Today, library budgets are being slashed. Some publishers don’t make their books available for digital lending, and more publishers are actively hostile.
But let’s face the truth: libraries are an annoying way to get books. You have to wait. You have to read the book on someone else’s schedule–when you hit your spot–and you only have two weeks to read it before it’s ripped from your grasp, and later on, when you can’t remember the title or the author you can’t scour your shelves in vain.
A lend from a library is never as good as a purchase. People do it because they are readers, and they put up with it because it is really, really expensive to support a flat-out voracious reading habit on your own dime.
Publishers, if you make it impossible for young people–those in the “under 25″ category–to support a good reading habit on their own dime, these people are not going to start magically spending money on books when they start making a decent income. No; at that point, they’ll already have started spending their time haunting hulu instead, where they can actually get free entertainment. And when they start making money, they’ll be buying iTunes streams of those shows they watched for free.

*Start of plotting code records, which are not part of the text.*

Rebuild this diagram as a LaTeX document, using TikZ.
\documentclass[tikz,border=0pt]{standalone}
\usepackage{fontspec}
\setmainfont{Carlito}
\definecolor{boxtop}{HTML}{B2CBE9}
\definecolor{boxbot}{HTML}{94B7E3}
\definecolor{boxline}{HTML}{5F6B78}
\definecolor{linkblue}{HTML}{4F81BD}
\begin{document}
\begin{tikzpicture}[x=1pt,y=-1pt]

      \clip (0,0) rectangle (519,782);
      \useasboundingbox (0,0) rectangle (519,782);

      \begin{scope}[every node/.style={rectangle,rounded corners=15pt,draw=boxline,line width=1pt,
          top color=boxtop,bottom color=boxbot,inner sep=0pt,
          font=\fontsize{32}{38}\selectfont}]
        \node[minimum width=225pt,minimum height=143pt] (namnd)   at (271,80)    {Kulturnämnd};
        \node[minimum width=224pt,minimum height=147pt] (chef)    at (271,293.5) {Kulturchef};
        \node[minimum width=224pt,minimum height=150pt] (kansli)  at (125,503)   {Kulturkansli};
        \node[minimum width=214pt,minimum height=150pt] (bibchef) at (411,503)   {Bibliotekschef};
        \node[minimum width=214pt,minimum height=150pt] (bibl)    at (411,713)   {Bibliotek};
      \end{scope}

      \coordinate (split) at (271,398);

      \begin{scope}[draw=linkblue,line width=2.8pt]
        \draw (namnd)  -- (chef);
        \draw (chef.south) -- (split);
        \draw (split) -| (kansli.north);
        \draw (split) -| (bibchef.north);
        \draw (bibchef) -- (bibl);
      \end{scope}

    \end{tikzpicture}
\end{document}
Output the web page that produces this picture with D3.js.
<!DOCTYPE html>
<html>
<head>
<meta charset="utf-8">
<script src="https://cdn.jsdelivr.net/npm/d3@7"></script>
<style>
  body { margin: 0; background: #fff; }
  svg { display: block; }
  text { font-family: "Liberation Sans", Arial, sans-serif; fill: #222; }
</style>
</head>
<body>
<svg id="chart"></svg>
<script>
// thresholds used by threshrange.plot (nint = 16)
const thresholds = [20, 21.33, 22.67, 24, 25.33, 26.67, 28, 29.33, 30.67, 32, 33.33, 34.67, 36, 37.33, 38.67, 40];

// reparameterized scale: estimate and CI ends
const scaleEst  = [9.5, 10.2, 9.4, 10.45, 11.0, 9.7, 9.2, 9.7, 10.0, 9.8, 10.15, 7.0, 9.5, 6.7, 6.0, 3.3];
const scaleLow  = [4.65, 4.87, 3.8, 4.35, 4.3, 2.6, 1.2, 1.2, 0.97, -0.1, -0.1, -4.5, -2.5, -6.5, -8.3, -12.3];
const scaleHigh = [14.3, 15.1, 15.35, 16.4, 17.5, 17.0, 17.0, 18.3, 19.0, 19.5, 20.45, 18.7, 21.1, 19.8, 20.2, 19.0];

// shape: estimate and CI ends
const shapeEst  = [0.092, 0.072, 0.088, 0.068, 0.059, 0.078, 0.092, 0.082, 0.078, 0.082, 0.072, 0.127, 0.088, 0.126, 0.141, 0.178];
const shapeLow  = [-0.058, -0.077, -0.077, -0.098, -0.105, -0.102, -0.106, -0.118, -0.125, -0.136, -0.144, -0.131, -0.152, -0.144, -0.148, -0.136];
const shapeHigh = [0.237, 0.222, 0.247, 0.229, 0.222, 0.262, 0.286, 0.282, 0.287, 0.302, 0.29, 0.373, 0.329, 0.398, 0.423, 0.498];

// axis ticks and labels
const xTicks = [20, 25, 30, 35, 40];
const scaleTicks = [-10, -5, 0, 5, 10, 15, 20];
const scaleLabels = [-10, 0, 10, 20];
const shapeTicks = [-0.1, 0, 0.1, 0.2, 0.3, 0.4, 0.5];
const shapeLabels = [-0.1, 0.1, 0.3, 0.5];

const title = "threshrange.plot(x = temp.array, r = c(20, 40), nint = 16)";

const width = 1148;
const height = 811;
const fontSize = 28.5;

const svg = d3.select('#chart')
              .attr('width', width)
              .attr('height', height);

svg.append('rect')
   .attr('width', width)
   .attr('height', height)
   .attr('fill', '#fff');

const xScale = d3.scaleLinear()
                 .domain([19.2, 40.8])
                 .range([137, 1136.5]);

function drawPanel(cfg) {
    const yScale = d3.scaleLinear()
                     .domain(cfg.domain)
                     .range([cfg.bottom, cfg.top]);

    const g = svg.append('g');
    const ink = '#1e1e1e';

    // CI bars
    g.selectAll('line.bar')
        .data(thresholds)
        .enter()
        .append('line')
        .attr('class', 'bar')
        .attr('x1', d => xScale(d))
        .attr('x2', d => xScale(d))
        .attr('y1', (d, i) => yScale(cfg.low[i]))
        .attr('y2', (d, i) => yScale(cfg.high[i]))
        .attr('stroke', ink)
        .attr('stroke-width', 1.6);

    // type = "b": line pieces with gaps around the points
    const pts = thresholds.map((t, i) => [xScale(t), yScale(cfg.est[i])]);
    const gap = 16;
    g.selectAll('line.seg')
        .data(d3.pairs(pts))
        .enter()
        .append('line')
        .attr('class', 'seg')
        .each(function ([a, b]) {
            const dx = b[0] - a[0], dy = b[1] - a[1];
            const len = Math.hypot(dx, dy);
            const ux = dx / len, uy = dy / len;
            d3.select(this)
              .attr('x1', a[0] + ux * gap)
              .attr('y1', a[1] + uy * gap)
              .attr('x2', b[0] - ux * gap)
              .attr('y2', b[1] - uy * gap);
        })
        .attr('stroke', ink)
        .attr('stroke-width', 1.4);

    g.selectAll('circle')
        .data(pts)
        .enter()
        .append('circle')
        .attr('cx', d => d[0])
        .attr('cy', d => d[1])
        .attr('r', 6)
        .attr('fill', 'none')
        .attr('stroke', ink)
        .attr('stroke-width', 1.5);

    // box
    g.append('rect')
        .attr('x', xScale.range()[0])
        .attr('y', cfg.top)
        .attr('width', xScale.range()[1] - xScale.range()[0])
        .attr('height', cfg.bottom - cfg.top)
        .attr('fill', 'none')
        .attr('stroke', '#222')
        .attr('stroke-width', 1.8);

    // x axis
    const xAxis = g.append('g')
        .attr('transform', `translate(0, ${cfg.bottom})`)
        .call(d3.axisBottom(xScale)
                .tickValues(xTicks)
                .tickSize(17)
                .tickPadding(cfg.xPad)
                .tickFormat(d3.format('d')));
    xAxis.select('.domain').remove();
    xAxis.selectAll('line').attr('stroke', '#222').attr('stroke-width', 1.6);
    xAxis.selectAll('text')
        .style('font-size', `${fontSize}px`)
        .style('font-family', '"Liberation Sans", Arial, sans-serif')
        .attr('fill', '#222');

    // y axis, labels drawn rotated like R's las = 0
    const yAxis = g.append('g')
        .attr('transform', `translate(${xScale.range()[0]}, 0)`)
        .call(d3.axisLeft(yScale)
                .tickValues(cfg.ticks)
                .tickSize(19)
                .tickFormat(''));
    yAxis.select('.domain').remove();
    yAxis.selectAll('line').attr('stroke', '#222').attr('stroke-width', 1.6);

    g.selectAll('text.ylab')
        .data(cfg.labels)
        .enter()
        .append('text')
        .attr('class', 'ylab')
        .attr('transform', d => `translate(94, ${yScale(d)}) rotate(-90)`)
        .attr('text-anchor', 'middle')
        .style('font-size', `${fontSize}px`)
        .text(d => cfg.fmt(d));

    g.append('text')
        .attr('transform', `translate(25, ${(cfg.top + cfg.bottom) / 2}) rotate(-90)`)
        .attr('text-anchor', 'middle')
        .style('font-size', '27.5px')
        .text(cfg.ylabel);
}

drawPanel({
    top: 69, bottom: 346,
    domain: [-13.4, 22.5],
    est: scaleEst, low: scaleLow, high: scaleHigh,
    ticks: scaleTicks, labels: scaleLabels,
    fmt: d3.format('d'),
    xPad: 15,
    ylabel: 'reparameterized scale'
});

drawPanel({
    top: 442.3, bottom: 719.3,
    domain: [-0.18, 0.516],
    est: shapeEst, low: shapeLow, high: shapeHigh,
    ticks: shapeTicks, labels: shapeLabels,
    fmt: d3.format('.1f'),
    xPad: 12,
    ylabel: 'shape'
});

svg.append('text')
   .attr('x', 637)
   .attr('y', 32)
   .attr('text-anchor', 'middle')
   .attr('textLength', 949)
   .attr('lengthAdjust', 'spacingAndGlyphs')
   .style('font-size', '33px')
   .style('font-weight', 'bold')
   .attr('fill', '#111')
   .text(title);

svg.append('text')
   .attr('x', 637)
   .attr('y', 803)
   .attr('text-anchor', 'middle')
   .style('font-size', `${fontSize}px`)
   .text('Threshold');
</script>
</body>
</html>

Me, personally, I’d rather they were buying books.
When I was 20, I spent maybe $50 a year on books. Libraries subsidized my reading for 10 years of my life. But once I started having a reasonable income, the tables turned. I imagine that I’ll be spending over $5,000 a year on books–what I spent last year–every year for the rest of my life.
Libraries are the future of reading. When the economy is down, we need to make it easier for people to buy and read books for free, not harder. It is stupid to sacrifice tomorrow’s book buyers for today’s dollars, especially when it’s obvious that the source in question doesn’t have any more dollars to give you.